I've had an NFS 5x7 Deardorff for years, and I've enjoyed using it. For it's size, it's "relatively" light, something between 6 and 7 pounds. Of course, there's the bellows problem on short lenses. But since you don't need much in the way of movements, the rising falling front of 1" (on mine) may be enough. And, you can beat that a little with the minimum bellows rise and by off-setting your lens on the lens board by a quarter of an inch or so. (If it's not a large lens.) By turning the board sideways, you can also achieve limited shift.
-- Neil Poulsen (Neil.Poulsen@merix.com), December 20, 1999.
I love the 5x7 format,too, but since you already have satisfactory 4x5 equipment, it would be counter productive to change so little. The negative is less than 2x the size, and the costs and effort really multiply. Technilogically you are pi**ing into the wind. You should rethink: either stick with 4x5 or go all the way up to 8x10.
-- Bill Mitchell (firstname.lastname@example.org), December 20, 1999.
I'm sure the original questioner has long since done whatever he decided to do, but for the benefit of others who might later look:
(1) I bought an Agfa Ansco 5x7 and like it a lot.

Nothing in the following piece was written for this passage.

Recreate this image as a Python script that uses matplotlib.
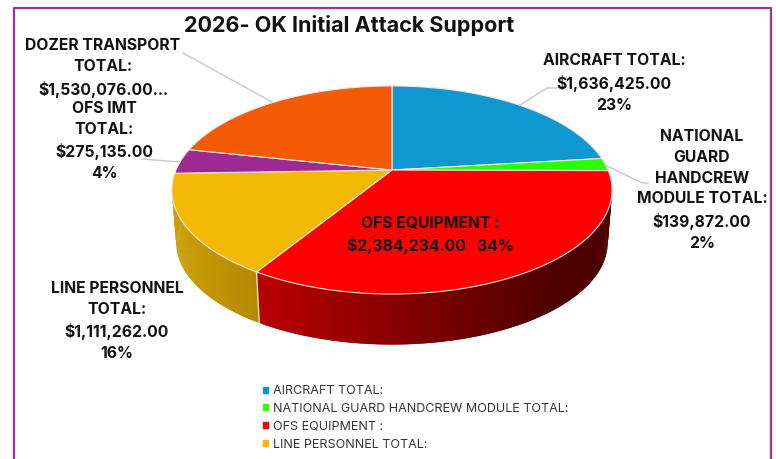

Although they were excellent cameras, top of the line next to Deardorff in their time, they've never caught on as "cult" cameras so they're still inexpensive - $300 or so. Mine is very sturdy, all movements are secure, everything stays in place once it's set, it has a "quality" feel to it, etc. The only thing I dont' care for is the "tailboard" rather than the "clam shell" design. The folding tailboard makes the camera quite thick and bulky compared to the clam shell design. However, for the price and build quality, it's an excellent way to get into 5x7 (but see the next paragraph).
(2) If I had it to do over (as I do and will), I would go from 4x5 to 8x10 as someone else suggested unless perhaps I had a 5x7 enlarger. Too many times 5x7 prints have for me just looked too small, even though I like the aspect ratio better than 8x10.